Task details:
Each line below that contains "this" counts once; report the total and nothing more.

[Source code of charts]
# # # # # # #

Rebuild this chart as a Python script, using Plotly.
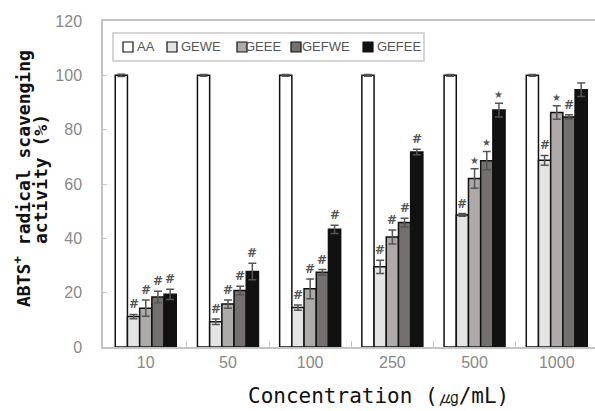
import plotly.graph_objects as go

categories = ["10", "50", "100", "250", "500", "1000"]
series_names = ["AA", "GEWE", "GEEE", "GEFWE", "GEFEE"]

aa_vals = [100, 100, 100, 100, 100, 100]
aa_err = [0.4, 0.3, 0.3, 0.3, 0.3, 0.3]
gewe_vals = [11.2, 9.3, 14.5, 29.5, 48.6, 68.7]
gewe_err = [0.8, 1.0, 1.0, 2.4, 0.5, 1.8]
geee_vals = [14.3, 15.8, 21.4, 40.5, 62.0, 86.3]
geee_err = [3.0, 1.5, 3.6, 2.6, 3.6, 2.5]
gefwe_vals = [18.4, 20.8, 27.5, 45.8, 68.6, 84.7]
gefwe_err = [2.1, 1.6, 1.0, 1.6, 3.4, 0.8]
gefee_vals = [19.4, 27.8, 43.3, 71.8, 87.2, 94.7]
gefee_err = [1.9, 3.0, 1.5, 1.0, 2.5, 2.5]

gewe_marks = ["#", "#", "#", "#", "#", "#"]
geee_marks = ["#", "#", "#", "#", "★", "★"]
gefwe_marks = ["#", "#", "#", "#", "★", "#"]
gefee_marks = ["#", "#", "#", "#", "★", ""]

colors = ["#ffffff", "#e4e4e4", "#aeaaa9", "#73706f", "#111111"]

values = [aa_vals, gewe_vals, geee_vals, gefwe_vals, gefee_vals]
errors = [aa_err, gewe_err, geee_err, gefwe_err, gefee_err]
marks = [None, gewe_marks, geee_marks, gefwe_marks, gefee_marks]

W, H = 595, 411
ML, MR, MT, MB = 103, 0, 21, 64
PW, PH = W - ML - MR, H - MT - MB


def px_x(p):
    return (p - ML) / PW


def px_y(p):
    return (H - MB - p) / PH


xpos = list(range(len(categories)))

fig = go.Figure()
for name, vals, errs, col in zip(series_names, values, errors, colors):
    fig.add_trace(go.Bar(
        name=name, x=xpos, y=vals,
        marker=dict(color=col, line=dict(color="#111111", width=1.5)),
        error_y=dict(type="data", array=errs, color="#555555", thickness=1.5, width=4),
    ))

fig.update_layout(
    barmode="group",
    bargap=0.258,
    bargroupgap=0,
    width=W, height=H,
    margin=dict(l=ML, r=MR, t=MT, b=MB, autoexpand=False),
    plot_bgcolor="white",
    paper_bgcolor="white",
    showlegend=False,
    xaxis=dict(
        range=[-0.52, 5.465],
        tickvals=xpos, ticktext=categories, ticks="",
        minor=dict(tickvals=[i + 0.5 for i in xpos[:-1]], ticks="inside",
                   ticklen=6, tickcolor="#c4c4c4", tickwidth=1),
        showline=True, linecolor="#c4c4c4", linewidth=1.5, mirror=True,
        tickfont=dict(family="Liberation Sans", size=16, color="#888888"),
        showgrid=False, zeroline=False, automargin=False,
    ),
    yaxis=dict(
        range=[0, 120], dtick=20,
        showline=True, linecolor="#c4c4c4", linewidth=1.5, mirror=False,
        ticks="inside", ticklen=4, tickcolor="#c4c4c4",
        tickfont=dict(family="Liberation Sans", size=16, color="#888888"),
        ticklabelstandoff=16,
        showgrid=False, zeroline=False, automargin=False,
    ),
)

# significance marks above error bars
n = len(series_names)
group_w = 1 - 0.258
for si in range(1, n):
    for ci in xpos:
        m = marks[si][ci]
        if not m:
            continue
        is_star = (m == "★")
        fig.add_annotation(
            x=ci + (si - (n - 1) / 2) * group_w / n,
            y=values[si][ci] + errors[si][ci],
            xref="x", yref="y",
            text=m if is_star else "<b>#</b>", showarrow=False, yanchor="bottom",
            yshift=1,
            font=dict(family="DejaVu Sans", size=10 if is_star else 12, color="#555555"),
        )

# y-axis title (two lines)
title_font = dict(family="DejaVu Sans Mono", size=18, color="#111111")
fig.add_annotation(text="<b>ABTS<sup>+</sup> radical scavenging</b>", xref="paper", yref="paper",
                   x=px_x(22), y=px_y(179), textangle=-90, showarrow=False,
                   xanchor="center", yanchor="middle", font=title_font)
fig.add_annotation(text="<b>activity (%)</b>", xref="paper", yref="paper",
                   x=px_x(40), y=px_y(179), textangle=-90, showarrow=False,
                   xanchor="center", yanchor="middle", font=title_font)

# x-axis title
fig.add_annotation(
    text="Concentration (㎍/mL)", xref="paper", yref="paper",
    x=px_x(378), y=px_y(410), xanchor="center", yanchor="bottom",
    showarrow=False,
    font=dict(family="DejaVu Sans Mono", size=21, color="#111111"),
)

# legend box
legend_box = (113, 33, 424, 61)
legend_sq_x = [123, 167, 237, 291, 363]
legend_txt_x = [137, 181, 245, 302, 377]
fig.add_shape(type="rect", xref="paper", yref="paper",
              x0=px_x(legend_box[0]), x1=px_x(legend_box[2]),
              y0=px_y(legend_box[1]), y1=px_y(legend_box[3]),
              line=dict(color="#c8c8c8", width=1.5), fillcolor="white", layer="above")
for name, col, sx, tx in zip(series_names, colors, legend_sq_x, legend_txt_x):
    fig.add_shape(type="rect", xref="paper", yref="paper",
                  x0=px_x(sx), x1=px_x(sx + 10), y0=px_y(42), y1=px_y(52),
                  line=dict(color="#111111", width=1.2), fillcolor=col, layer="above")
    fig.add_annotation(text=name, xref="paper", yref="paper",
                       x=px_x(tx), y=px_y(47), xanchor="left", yanchor="middle",
                       showarrow=False, xshift=-2,
                       font=dict(family="Liberation Sans", size=13, color="#555555"))

fig.write_html(
    "out.html",
    config={"displayModeBar": False},
    post_script="document.body.style.margin='0';document.body.style.overflow='hidden';",
)
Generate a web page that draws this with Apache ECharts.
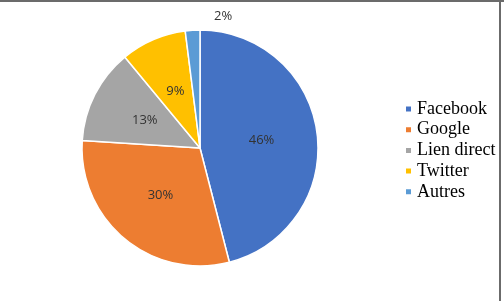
<!DOCTYPE html>
<html>
<head>
<meta charset="utf-8">
<script src="https://cdn.jsdelivr.net/npm/echarts@6/dist/echarts.min.js"></script>
<style>
html,body{margin:0;padding:0;background:#fff;}
#c{width:504px;height:301px;}
</style>
</head>
<body>
<div id="c"></div>
<script>
const categories = ['Facebook', 'Google', 'Lien direct', 'Twitter', 'Autres'];
const values = [46, 30, 13, 9, 2];
const colors = ['#4472C4', '#ED7D31', '#A5A5A5', '#FFC000', '#5B9BD5'];

const chart = echarts.init(document.getElementById('c'), null, {renderer: 'canvas'});
const data = categories.map((name, i) => {
  const d = {name: name, value: values[i], itemStyle: {color: colors[i]}};
  if (i === 4) {
    d.label = {position: 'outside', distance: 4};
    d.labelLine = {show: false, length: 6, length2: 0};
  }
  return d;
});
chart.setOption({
  animation: false,
  backgroundColor: '#fff',
  graphic: [
    {type: 'line', shape: {x1: 0, y1: 1, x2: 504, y2: 1}, style: {stroke: '#6b6b6b', lineWidth: 2}},
    {type: 'line', shape: {x1: 500, y1: 0, x2: 500, y2: 301}, style: {stroke: '#6b6b6b', lineWidth: 2}}
  ],
  legend: {
    orient: 'vertical',
    left: 404,
    top: 100,
    padding: 0,
    itemWidth: 7,
    itemHeight: 7,
    itemGap: 2.7,
    icon: 'rect',
    data: categories,
    textStyle: {fontFamily: 'Liberation Serif', fontSize: 18, color: '#000', padding: [0, 0, 0, 0]}
  },
  series: [{
    type: 'pie',
    center: [200, 148],
    radius: [0, 118],
    startAngle: 90,
    clockwise: true,
    avoidLabelOverlap: false,
    itemStyle: {borderColor: '#fff', borderWidth: 1.5},
    label: {
      show: true,
      position: 'inside',
      formatter: '{c}%',
      fontFamily: 'Open Sans',
      fontSize: 13,
      color: '#333'
    },
    labelLayout: function (p) {
      if (p.dataIndex === 4) return {dx: 45, dy: -8};
    },
    emphasis: {disabled: true},
    data: data
  }]
});
</script>
</body>
</html>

# # # # # # #

Final result:
2